In my research I’ve found some interesting things like the rise of the Orthodox Church to its powerful and influential place. I’ve also found that Moscow was a relatively small city that was burned to the ground before the Mongols came. But I haven’t really been able to find much in the way of cultural impacts, and I was wondering if anyone more knowledgeable on the topic knew anything. Or if anyone is able to find some sources that I haven’t been able to find. Any help and discussion would be greatly appreciated.
I also have noticed that there isn’t a lot of direct influence, like adoption of religions or traditions since the mongols didn’t occupy Russia like they did China or Persia.
As for how the Golden Horde affected the way of thinking as well as the cultural memory of the Russians, I suppose Charles J. Halperin's works like Russia and the Golden Horde (1987) (especially its chapter VI, titled as "The Russian "Theory" of Mongol Rule") should be your departure point.

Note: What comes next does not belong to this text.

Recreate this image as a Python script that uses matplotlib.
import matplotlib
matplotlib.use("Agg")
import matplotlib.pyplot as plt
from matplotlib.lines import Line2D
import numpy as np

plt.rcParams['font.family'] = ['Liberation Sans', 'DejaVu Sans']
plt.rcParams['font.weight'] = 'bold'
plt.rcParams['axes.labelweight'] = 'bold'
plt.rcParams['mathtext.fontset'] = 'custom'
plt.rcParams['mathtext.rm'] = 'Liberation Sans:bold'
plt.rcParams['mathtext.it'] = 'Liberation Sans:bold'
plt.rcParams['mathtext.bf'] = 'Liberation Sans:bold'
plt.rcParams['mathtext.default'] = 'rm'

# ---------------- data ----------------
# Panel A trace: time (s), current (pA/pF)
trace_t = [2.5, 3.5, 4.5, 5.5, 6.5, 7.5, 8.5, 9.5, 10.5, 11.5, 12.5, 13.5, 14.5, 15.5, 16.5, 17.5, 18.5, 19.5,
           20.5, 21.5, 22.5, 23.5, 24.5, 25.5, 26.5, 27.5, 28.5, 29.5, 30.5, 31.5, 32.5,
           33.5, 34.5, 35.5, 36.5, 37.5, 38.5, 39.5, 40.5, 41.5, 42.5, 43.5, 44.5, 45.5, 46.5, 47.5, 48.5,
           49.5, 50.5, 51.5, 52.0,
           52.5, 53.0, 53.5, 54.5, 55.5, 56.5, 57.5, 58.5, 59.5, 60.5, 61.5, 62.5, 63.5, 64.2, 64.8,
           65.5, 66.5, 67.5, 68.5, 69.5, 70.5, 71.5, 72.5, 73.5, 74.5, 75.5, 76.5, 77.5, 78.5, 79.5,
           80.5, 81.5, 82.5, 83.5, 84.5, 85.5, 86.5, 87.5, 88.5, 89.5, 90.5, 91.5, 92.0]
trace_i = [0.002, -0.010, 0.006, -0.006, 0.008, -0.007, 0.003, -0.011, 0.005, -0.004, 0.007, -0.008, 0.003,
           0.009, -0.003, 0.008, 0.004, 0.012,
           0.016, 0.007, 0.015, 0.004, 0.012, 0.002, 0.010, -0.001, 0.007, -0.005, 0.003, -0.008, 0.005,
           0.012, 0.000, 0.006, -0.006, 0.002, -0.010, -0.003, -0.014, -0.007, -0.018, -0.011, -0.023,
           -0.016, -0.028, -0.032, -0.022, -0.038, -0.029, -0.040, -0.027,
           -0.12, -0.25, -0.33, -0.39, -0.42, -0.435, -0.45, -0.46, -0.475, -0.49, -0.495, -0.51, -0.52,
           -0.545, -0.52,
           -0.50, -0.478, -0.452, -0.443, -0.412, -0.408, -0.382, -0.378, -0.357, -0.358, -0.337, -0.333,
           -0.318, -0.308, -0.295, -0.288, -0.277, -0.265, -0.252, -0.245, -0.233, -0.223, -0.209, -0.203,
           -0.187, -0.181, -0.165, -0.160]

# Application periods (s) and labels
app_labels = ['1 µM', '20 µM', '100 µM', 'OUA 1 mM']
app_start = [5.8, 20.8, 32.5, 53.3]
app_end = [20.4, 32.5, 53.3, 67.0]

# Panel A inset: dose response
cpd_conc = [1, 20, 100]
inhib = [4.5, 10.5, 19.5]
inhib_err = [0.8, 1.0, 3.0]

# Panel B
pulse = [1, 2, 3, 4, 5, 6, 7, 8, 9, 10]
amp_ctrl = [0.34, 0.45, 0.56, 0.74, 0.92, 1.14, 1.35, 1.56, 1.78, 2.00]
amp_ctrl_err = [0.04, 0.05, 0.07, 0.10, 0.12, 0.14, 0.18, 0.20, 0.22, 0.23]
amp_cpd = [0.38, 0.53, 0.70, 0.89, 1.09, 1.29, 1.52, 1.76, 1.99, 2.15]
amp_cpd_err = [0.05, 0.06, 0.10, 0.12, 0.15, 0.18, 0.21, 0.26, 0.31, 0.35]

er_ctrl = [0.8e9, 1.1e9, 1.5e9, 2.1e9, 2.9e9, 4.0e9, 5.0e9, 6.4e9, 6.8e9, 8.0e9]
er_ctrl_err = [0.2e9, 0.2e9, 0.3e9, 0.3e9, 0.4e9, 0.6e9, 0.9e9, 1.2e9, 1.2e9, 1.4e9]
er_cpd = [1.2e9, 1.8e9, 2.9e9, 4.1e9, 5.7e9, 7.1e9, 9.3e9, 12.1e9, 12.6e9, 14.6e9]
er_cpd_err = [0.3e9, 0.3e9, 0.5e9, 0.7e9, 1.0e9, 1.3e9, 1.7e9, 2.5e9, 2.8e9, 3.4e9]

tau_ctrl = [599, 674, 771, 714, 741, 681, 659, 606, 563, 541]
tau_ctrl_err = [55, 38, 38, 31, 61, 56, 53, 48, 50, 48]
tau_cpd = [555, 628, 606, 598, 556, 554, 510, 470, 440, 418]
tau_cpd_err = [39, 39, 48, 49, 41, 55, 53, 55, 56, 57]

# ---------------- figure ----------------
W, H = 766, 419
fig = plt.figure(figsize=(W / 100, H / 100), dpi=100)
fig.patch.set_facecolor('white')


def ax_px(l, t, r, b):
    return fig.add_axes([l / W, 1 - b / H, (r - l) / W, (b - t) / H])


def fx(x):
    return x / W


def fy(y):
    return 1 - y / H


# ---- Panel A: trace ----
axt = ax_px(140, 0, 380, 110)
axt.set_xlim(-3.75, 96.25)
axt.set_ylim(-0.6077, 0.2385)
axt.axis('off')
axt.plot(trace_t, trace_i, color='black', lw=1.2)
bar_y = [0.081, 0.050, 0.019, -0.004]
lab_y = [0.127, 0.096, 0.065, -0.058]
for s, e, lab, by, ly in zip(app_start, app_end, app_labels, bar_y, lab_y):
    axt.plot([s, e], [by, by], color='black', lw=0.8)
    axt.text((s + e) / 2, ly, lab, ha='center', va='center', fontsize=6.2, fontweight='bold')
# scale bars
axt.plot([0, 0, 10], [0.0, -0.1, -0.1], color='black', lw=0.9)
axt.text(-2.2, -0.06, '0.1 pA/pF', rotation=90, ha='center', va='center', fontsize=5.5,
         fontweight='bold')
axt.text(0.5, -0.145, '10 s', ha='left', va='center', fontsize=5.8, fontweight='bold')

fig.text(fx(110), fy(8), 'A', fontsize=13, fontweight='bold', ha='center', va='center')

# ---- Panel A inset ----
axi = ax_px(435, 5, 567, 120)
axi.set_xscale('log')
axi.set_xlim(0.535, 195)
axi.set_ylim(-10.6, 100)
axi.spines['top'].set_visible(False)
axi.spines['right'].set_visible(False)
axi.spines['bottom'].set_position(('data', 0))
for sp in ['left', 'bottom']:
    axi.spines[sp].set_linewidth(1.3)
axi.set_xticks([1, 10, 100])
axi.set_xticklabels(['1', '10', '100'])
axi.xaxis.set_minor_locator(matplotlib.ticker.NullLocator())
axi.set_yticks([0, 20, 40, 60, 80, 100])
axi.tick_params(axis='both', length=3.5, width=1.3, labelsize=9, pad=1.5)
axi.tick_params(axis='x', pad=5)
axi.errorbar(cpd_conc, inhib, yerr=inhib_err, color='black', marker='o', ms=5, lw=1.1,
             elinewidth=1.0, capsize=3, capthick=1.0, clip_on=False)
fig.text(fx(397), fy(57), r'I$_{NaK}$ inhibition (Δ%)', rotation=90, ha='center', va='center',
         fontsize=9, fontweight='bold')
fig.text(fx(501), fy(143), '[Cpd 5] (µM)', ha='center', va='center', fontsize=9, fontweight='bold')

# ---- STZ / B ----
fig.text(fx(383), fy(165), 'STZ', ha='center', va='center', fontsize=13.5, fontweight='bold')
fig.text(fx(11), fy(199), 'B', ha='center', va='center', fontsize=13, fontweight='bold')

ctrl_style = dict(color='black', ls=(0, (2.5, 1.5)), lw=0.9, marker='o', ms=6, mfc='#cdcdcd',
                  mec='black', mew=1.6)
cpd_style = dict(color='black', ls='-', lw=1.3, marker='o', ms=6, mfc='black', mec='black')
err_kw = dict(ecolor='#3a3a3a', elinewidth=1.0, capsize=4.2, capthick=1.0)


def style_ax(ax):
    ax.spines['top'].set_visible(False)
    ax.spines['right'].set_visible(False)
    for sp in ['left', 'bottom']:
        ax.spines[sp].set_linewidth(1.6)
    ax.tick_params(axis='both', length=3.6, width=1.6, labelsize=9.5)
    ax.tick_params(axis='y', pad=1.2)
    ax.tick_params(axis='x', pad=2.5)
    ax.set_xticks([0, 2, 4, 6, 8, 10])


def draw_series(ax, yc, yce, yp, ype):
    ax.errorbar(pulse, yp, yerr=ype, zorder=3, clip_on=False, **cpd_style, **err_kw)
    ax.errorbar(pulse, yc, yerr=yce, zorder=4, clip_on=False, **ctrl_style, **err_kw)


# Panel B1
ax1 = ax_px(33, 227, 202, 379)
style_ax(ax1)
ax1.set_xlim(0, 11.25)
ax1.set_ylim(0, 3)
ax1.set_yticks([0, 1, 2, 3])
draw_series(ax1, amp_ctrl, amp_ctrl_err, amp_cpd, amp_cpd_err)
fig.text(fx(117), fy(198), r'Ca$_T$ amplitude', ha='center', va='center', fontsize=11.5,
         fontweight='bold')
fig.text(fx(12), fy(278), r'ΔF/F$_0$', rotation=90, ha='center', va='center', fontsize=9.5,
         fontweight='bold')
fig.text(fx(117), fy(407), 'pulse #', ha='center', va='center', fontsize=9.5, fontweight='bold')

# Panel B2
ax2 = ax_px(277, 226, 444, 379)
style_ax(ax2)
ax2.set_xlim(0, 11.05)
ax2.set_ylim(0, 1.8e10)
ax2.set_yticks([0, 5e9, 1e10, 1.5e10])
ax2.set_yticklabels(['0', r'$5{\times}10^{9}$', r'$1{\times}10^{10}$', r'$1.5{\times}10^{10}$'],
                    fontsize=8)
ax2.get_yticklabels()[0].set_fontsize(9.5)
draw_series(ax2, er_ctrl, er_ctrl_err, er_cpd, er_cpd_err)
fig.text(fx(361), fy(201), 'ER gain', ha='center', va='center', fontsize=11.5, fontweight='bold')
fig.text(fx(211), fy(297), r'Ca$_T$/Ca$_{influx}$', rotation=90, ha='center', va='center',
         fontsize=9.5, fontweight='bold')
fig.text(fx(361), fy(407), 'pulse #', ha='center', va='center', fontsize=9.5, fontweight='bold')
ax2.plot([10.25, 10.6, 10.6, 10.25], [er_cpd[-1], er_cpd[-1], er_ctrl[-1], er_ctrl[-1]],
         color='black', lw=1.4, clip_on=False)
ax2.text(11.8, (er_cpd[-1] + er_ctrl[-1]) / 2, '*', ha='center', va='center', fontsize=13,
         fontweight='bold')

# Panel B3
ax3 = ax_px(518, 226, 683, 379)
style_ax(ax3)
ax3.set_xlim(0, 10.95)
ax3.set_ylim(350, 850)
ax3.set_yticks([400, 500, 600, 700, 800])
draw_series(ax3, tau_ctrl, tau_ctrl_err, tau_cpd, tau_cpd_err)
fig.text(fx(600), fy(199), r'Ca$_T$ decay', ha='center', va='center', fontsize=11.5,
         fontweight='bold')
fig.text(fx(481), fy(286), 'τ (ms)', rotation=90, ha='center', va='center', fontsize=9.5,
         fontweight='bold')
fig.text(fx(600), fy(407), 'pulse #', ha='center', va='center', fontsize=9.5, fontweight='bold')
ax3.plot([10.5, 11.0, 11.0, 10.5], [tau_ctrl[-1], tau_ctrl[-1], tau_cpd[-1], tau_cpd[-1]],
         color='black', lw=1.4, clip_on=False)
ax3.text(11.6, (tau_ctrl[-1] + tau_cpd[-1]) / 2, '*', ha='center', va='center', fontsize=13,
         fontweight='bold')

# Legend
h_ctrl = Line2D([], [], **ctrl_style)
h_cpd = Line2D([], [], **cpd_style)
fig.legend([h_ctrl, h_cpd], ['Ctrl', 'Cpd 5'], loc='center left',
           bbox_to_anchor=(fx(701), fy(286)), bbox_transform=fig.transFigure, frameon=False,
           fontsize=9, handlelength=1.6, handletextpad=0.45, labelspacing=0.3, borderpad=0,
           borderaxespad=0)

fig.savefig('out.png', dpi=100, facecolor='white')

Halperin analyzes some pieces of medieval Russian chronicle as well as literature, and if you cannot read them in original language, you can check the availability of the English translation in another previous post of mine here, What are some good primary sources from Mongolian Russia (from around 1240 to 1400)?

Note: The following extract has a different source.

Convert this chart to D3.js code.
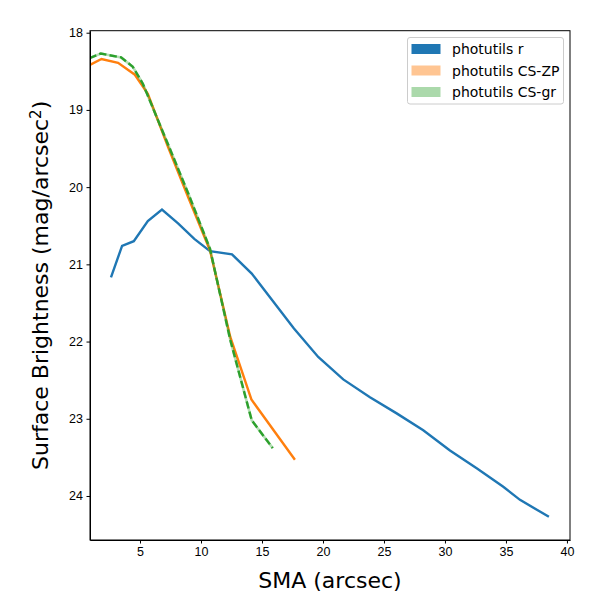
<!DOCTYPE html>
<meta charset="utf-8">
<head>
<style>
  body { margin: 0; background: #fff; }
  svg { font-family: "DejaVu Sans", sans-serif; }
  .axis text { font-size: 12.5px; fill: #000; }
  .axis path, .axis line { stroke: #000; stroke-width: 1; fill: none; }
</style>
</head>
<body>
<script src="https://cdnjs.cloudflare.com/ajax/libs/d3/7.8.5/d3.min.js"></script>
<script>

// photutils r profile
const rSma = [2.62, 3.53, 4.49, 5.64, 6.80, 8.12, 9.45, 10.74, 12.54, 14.16, 17.62, 19.61, 21.66, 23.85, 26.04, 28.22, 30.41, 32.6, 34.78, 36.15, 38.52];
const rMu  = [21.17, 20.76, 20.70, 20.44, 20.29, 20.47, 20.67, 20.83, 20.87, 21.12, 21.83, 22.2, 22.49, 22.72, 22.93, 23.15, 23.41, 23.64, 23.88, 24.05, 24.27];

// photutils CS-ZP profile
const zpSma = [0.85, 1.84, 3.2, 4.55, 5.64, 7.3, 9.0, 10.74, 12.4, 14.13, 17.70];
const zpMu  = [18.42, 18.34, 18.39, 18.54, 18.79, 19.48, 20.15, 20.82, 21.94, 22.75, 23.53];

// photutils CS-gr profile
const grSma = [0.85, 1.79, 3.45, 4.4, 5.23, 7.44, 9.0, 10.74, 12.4, 14.16, 15.88];
const grMu  = [18.33, 18.27, 18.32, 18.44, 18.66, 19.5, 20.1, 20.8, 21.98, 23.02, 23.38];

const xTicks = [5, 10, 15, 20, 25, 30, 35, 40];
const yTicks = [18, 19, 20, 21, 22, 23, 24];
const legendLabels = ["photutils r", "photutils CS-ZP", "photutils CS-gr"];

const margin = {top: 30.7, right: 30, bottom: 60, left: 90},
    width = 600 - margin.left - margin.right,
    height = 600 - margin.top - margin.bottom;

const x = d3.scaleLinear().domain([0.9, 40.25]).range([0, width]);
const y = d3.scaleLinear().domain([17.974, 24.57]).range([0, height]);

const svg = d3.select("body").append("svg")
  .attr("width", 600)
  .attr("height", 600);

const g = svg.append("g")
  .attr("transform", "translate(" + margin.left + "," + margin.top + ")");

g.append("defs").append("clipPath")
  .attr("id", "plot-clip")
  .append("rect")
    .attr("width", width)
    .attr("height", height);

const line = d3.line()
  .x(d => x(d[0]))
  .y(d => y(d[1]));

const zip = (a, b) => a.map((v, i) => [v, b[i]]);

const curves = g.append("g").attr("clip-path", "url(#plot-clip)");

curves.append("path")
  .datum(zip(rSma, rMu))
  .attr("d", line)
  .attr("fill", "none")
  .attr("stroke", "#1f77b4")
  .attr("stroke-width", 2.4);

curves.append("path")
  .datum(zip(zpSma, zpMu))
  .attr("d", line)
  .attr("fill", "none")
  .attr("stroke", "#ff7f0e")
  .attr("stroke-width", 2.4);

// faint band under the dashed line
curves.append("path")
  .datum(zip(grSma, grMu))
  .attr("d", line)
  .attr("fill", "none")
  .attr("stroke", "#2ca02c")
  .attr("stroke-opacity", 0.35)
  .attr("stroke-width", 2.6);

curves.append("path")
  .datum(zip(grSma, grMu))
  .attr("d", line)
  .attr("fill", "none")
  .attr("stroke", "#2ca02c")
  .attr("stroke-width", 2.4)
  .attr("stroke-dasharray", "7.4,3.2");

// axes
g.append("g")
  .attr("class", "axis")
  .attr("transform", "translate(0," + height + ")")
  .call(d3.axisBottom(x).tickValues(xTicks).tickFormat(d3.format("d"))
    .tickSize(3.5).tickPadding(3.5).tickSizeOuter(0));

g.append("g")
  .attr("class", "axis")
  .call(d3.axisLeft(y).tickValues(yTicks).tickFormat(d3.format("d"))
    .tickSize(3.5).tickPadding(3.5).tickSizeOuter(0));

g.append("rect")
  .attr("width", width)
  .attr("height", height)
  .attr("fill", "none")
  .attr("stroke", "#000")
  .attr("stroke-width", 1);

// axis labels
svg.append("text")
  .attr("x", margin.left + width / 2)
  .attr("y", 588)
  .attr("text-anchor", "middle")
  .style("font-size", "22px")
  .text("SMA (arcsec)");

const yl = svg.append("text")
  .attr("transform", "translate(48," + (margin.top + height / 2) + ") rotate(-90)")
  .attr("text-anchor", "middle")
  .style("font-size", "22px");
yl.append("tspan").text("Surface Brightness (mag/arcsec");
yl.append("tspan").attr("dy", "-0.45em").style("font-size", "15px").text("2");
yl.append("tspan").attr("dy", "0.3em").text(")");

// legend
const legendColors = ["#1f77b4", "#ff7f0e", "#2ca02c"];
const legendAlpha = [1, 0.45, 0.4];

const legend = svg.append("g").attr("transform", "translate(407.5,37.5)");
legend.append("rect")
  .attr("width", 156)
  .attr("height", 66.5)
  .attr("rx", 2.5)
  .attr("fill", "#fff")
  .attr("fill-opacity", 0.8)
  .attr("stroke", "#cccccc");

const rows = legend.selectAll("g.row")
  .data(legendLabels)
  .join("g")
    .attr("class", "row")
    .attr("transform", (d, i) => "translate(0," + (11.5 + i * 21.5) + ")");

rows.append("rect")
  .attr("x", 4)
  .attr("y", -5)
  .attr("width", 29)
  .attr("height", 10)
  .attr("fill", (d, i) => legendColors[i])
  .attr("fill-opacity", (d, i) => legendAlpha[i]);

rows.append("text")
  .attr("x", 44.5)
  .attr("y", 5)
  .style("font-size", "14px")
  .text(d => d);

</script>
</body>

I'm not sure whether the key text like The Tale of the Destruction of Ryazan (Повесть о разорении Рязани Батыем) is easily available to you in English (at least Zadonschchina (Задонщина) should be found in the classical reader, Medieval Russia's Epics, Chronicles, and Tales, trans. Serge Zenkovsky).
It is also important to keep in mind that the contemporary and later views of the Russians to the domination of the Mongols have often differed, and the discourse of so-called Tatar Yoke had formed not only in the actual period, but later especially in early modern period when Moscow consolidated and conquered successor states of the Golden Horde like the Khanate of Kazan.

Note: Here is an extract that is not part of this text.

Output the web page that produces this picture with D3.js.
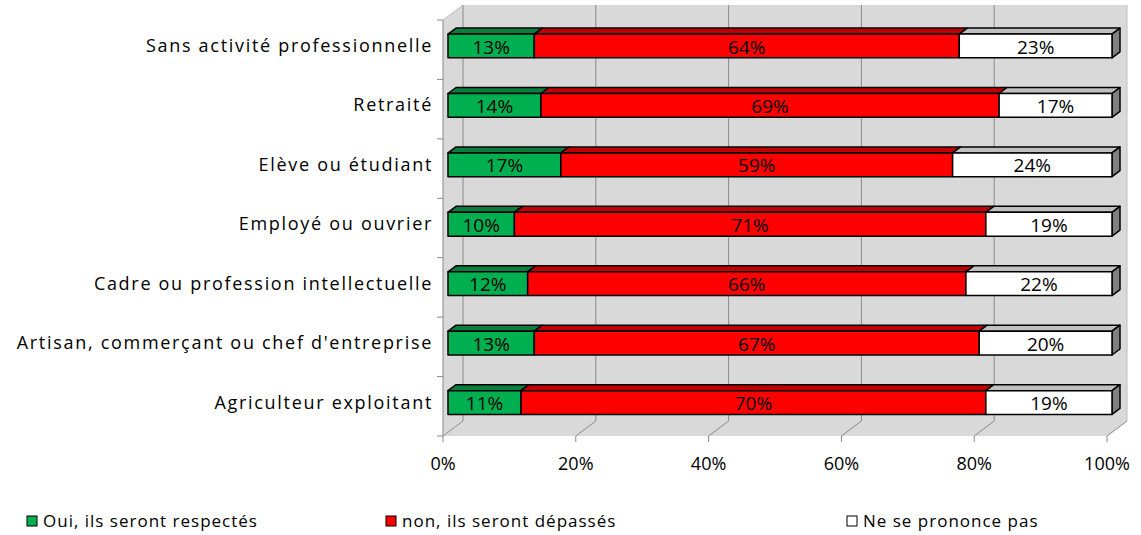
<!DOCTYPE html>
<html>
<head>
<meta charset="utf-8">
<script src="https://cdn.jsdelivr.net/npm/d3@7/dist/d3.min.js"></script>
<style>
body { margin: 0; background: #fff; }
text { font-family: "Open Sans", sans-serif; fill: #000; }
</style>
</head>
<body>
<div id="chart"></div>
<script>
// categories, listed top first
var categories = ["Sans activité professionnelle", "Retraité", "Elève ou étudiant",
  "Employé ou ouvrier", "Cadre ou profession intellectuelle",
  "Artisan, commerçant ou chef d'entreprise", "Agriculteur exploitant"]
var oui = [13, 14, 17, 10, 12, 13, 11]
var non = [64, 69, 59, 71, 66, 67, 70]
var nsp = [23, 17, 24, 19, 22, 20, 19]
var seriesNames = ["Oui, ils seront respectés", "non, ils seront dépassés", "Ne se prononce pas"]
var ticks = [0, 20, 40, 60, 80, 100]

var W = 1141, H = 535
var fronts = ["#00b050", "#ff0000", "#ffffff"]
var tops = ["#0b7d3c", "#c00000", "#c0c0c0"]

// 3D depth of the walls
var ddx = 20, ddy = 15
var pLeft = 443, pRight = 1107, pTop = 20, pBottom = 436

var svg = d3.select("#chart").append("svg")
  .attr("width", W).attr("height", H)

var x = d3.scaleLinear().domain([0, 100]).range([pLeft, pRight])
var y = d3.scaleBand().domain(categories).range([pTop, pBottom]).paddingInner(0.6).paddingOuter(0.3)

function pt(a) { return a.map(function(p){return p.join(",")}).join(" ") }

// walls
var wall = "#d9d9d9"
svg.append("polygon").attr("points", pt([[pLeft, pTop], [pLeft+ddx, pTop-ddy], [pLeft+ddx, pBottom-ddy], [pLeft, pBottom]])).attr("fill", wall)
svg.append("polygon").attr("points", pt([[pLeft, pBottom], [pLeft+ddx, pBottom-ddy], [pRight+ddx, pBottom-ddy], [pRight, pBottom]])).attr("fill", wall)
svg.append("rect").attr("x", pLeft+ddx).attr("y", pTop-ddy).attr("width", pRight-pLeft).attr("height", pBottom-pTop).attr("fill", wall)
svg.append("line").attr("x1", pLeft).attr("y1", pTop).attr("x2", pLeft+ddx).attr("y2", pTop-ddy).attr("stroke", "#bfbfbf")
svg.append("line").attr("x1", pRight+ddx).attr("y1", pTop-ddy).attr("x2", pRight+ddx).attr("y2", pBottom-ddy).attr("stroke", "#bfbfbf")

// gridlines on back wall and floor
var grid = svg.append("g").attr("stroke", "#8a8a8a").attr("fill", "none")
ticks.forEach(function(t){
  if (t < 100) grid.append("line").attr("x1", x(t)+ddx).attr("x2", x(t)+ddx).attr("y1", pTop-ddy).attr("y2", pBottom-ddy)
  grid.append("polyline").attr("points", pt([[x(t)+ddx, pBottom-ddy], [x(t), pBottom], [x(t), pBottom+6]]))
})
// left axis
grid.append("line").attr("x1", pLeft).attr("x2", pLeft).attr("y1", pTop).attr("y2", pBottom)
d3.range(categories.length + 1).forEach(function(i){
  var yy = pTop + i * (pBottom - pTop) / categories.length
  grid.append("line").attr("x1", pLeft - 6).attr("x2", pLeft).attr("y1", yy).attr("y2", yy)
})

// x tick labels
svg.selectAll(".tick").data(ticks).enter().append("text")
  .attr("x", function(d){return x(d)}).attr("y", pBottom + 34)
  .attr("text-anchor", "middle").style("font-size", "18px")
  .text(function(d){return d + "%"})

// category labels
svg.selectAll(".cat").data(categories).enter().append("text")
  .attr("x", 433).attr("y", function(d){return y(d) + y.bandwidth()/2 - 4})
  .attr("dy", "0.35em").attr("text-anchor", "end")
  .style("font-size", "18px").style("letter-spacing", "1.7px")
  .text(function(d){return d})

// bars: front plane pushed 1/4 into the depth, bar 0.4 deep
var bx = ddx * 0.25, by = ddy * 0.25
var tdx = ddx * 0.4, tdy = ddy * 0.4
var bars = svg.append("g").attr("stroke", "#000").attr("stroke-width", 1.5).attr("stroke-linejoin", "round")
categories.forEach(function(c, i){
  var vals = [oui[i], non[i], nsp[i]]
  var y0 = y(c) - by, h = y.bandwidth()
  var acc = 0
  var segs = vals.map(function(v, k){ var s = {k: k, a: acc, b: acc + v, v: v}; acc += v; return s })
  var scale = 100 / acc
  segs.forEach(function(s){ s.x0 = x(s.a*scale) + bx; s.x1 = x(s.b*scale) + bx })
  segs.forEach(function(s){
    bars.append("polygon").attr("fill", tops[s.k])
      .attr("points", pt([[s.x0, y0], [s.x1, y0], [s.x1+tdx, y0-tdy], [s.x0+tdx, y0-tdy]]))
  })
  var last = segs[segs.length-1]
  bars.append("polygon").attr("fill", "#808080")
    .attr("points", pt([[last.x1, y0], [last.x1+tdx, y0-tdy], [last.x1+tdx, y0+h-tdy], [last.x1, y0+h]]))
  segs.forEach(function(s){
    bars.append("rect").attr("x", s.x0).attr("y", y0).attr("width", s.x1 - s.x0).attr("height", h).attr("fill", fronts[s.k])
  })
  segs.forEach(function(s){
    svg.append("text").attr("x", (s.x0 + s.x1)/2).attr("y", y0 + h/2 + 1).attr("dy", "0.35em")
      .attr("text-anchor", "middle").style("font-size", "19px").text(s.v + "%")
  })
})

// legend
var legX = [27, 386, 847]
seriesNames.forEach(function(n, k){
  svg.append("rect").attr("x", legX[k]).attr("y", 516).attr("width", 10).attr("height", 10)
    .attr("fill", fronts[k]).attr("stroke", "#000").attr("stroke-width", 1)
  svg.append("text").attr("x", legX[k] + 16).attr("y", 521).attr("dy", "0.35em")
    .style("font-size", "17px").style("letter-spacing", "1px").text(n)
})
</script>
</body>
</html>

Ostrowski, Donald. Moscovy and the Mongols: Cross-Cultural Influences on the Steppe Frontier, 1304-1589. Cambridge: Cambridge UP, 1998: is another seminar work, analyzing several possible elements in longer term.
On the other hand, have you also checked John Meyendorf, Byzantium and the Rise of Russia: A Study of Byzantino-Russian Relations in the Fourteenth Century, Cambridge: Cambridge UP, 1982, for the basic religious background of the period?